We drive 45 minutes each way, from the hospital in Port-au-Prince to Gressier. It has been an eye-opening experience, since prior to this, I have only been between the hospital and hotel, a 5-minute drive.
* Everyone is sleeping outside. Everyone. Those who have their homes flattened, those whose homes have cracks, and all others. Everyone is afraid to sleep or work in any of the buildings until an official government engineer inspects a building and finds it safe to re-inhabit. This affects Port-Au-Prince and all the towns we passed on the way to Gressier. I suspect it affects the third of the country most heavily hit by the earthquake.
* Sleeping outside means that people are gathered together in tents to sleep. Tents are mostly sticks lashed together with sheets or towels or shirts stretched across. Sometimes, cardboard or tin or other materials are added to the mix. The tents are in large areas, such as parks or open spaces, all packed together. They are also pitched in small areas, such as the median strip of highways. Daily life goes on in front and within these tent areas — people wash their clothes and their children, prepare their meals and eat. There is little privacy, a luxury here.
* There seem to be increasing numbers of sturdy tents from NGOs. “Shelterbox” provides beautiful tents for families, and I am seeing more and more of them in some parts of Port-au-Prince. That is a great thing, because many fear the rainy season and the difficulties it will cause people who are in flimsy dirt-floor tents.
* The condition of the roads, never very stellar in Haiti, is getting worse each day. As we drive to Gressier, our driver and translator exclaim periodically when we encounter a new split or depression in the road, probably caused by the frequent aftershocks.

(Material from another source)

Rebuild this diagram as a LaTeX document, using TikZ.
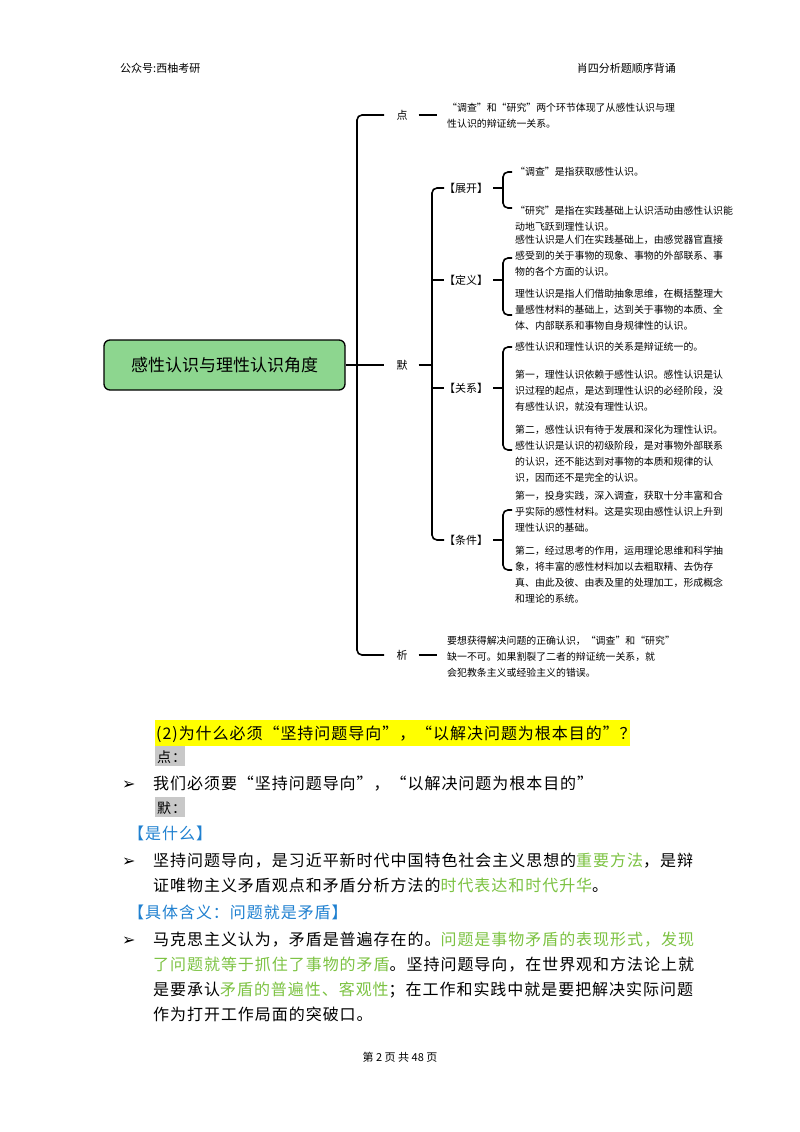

Says translator Denise, “the earthquake crashed the road more, and cut it worse.”
* An increasing problem: trash. Trash pick-up seems to be on hold as any large trucks and resources are dealing with the bigger issue of earthquake rubble. Meanwhile, people have nowhere to put the mounds of trash — plastic bottles, cartons, wrappers, etc. Haitians tend to use and reuse whatever they can, so there is much less trash per person here than in the U.S., but what is here is simply adding up and combining with the dirty water in the streets. We saw one whole street with a continuous mound of trash 6 feet wide and 4 feet high that went on and on. People climbed over it to get to the other side of the street. Children played along the edge, a public health problem brewing. This also makes driving difficult, as you have to weave around the trash piles, as well as slow down for the new cracks in the road and avoid other rubble and wires. (There was one tangle of wires hanging across a street we routinely travel. One day last week, it had dipped so low that there was a spark when our bus went under it and didn’t quite clear. The next day, the wires were removed, thank goodness.)
* Clean-up crews of citizens have taken to the street. Men and women, young and old. We saw hundreds with blue T-shirts, armed with shovels and brooms and wearing masks to protect their lungs from the thick dust that is in the air. By the end of the day, there was a visible improvement in the look of some neighborhoods. These crews are dealing with the small jobs along the side of the road and the walkways. These folks are doing all the work by hand. I have heard that this effort is funded by the UN or an NGO, but am not sure exactly who or what. Certainly someone has provided the shirts. Bigger machinery must come to remove the huge concrete slabs and chunks of concrete bricks from destroyed buildings.
* Crushed buildings seem fair game for scavengers. In these circumstances, people are struggling to survive, and they are willing to dig through rubble to pick up pieces of wire, wood, and other items that they will reuse.
* Food distribution is a tricky business. We pass one area where the UN and U.S. soldiers stand a few feet apart in a long line to provide security as the distribution occurs. Some programs are giving the food to the women to bring home to families. Once, there was a brewing protest — it seemed people didn’t like the method of distribution.
* Generally, a sort of daily life has somewhat returned. People are seen walking along the street, moving their wares to sell, bringing home food, children playing, etc. The streets we have seen are mostly quiet. There is no sense of violence or lack of safety that I have observed. One exception is when a foreigner sticks a camera out the window to snap a photo of people bathing or the tent camps, etc. Then there is usually an angry one or two people who yell in protest. Understandable.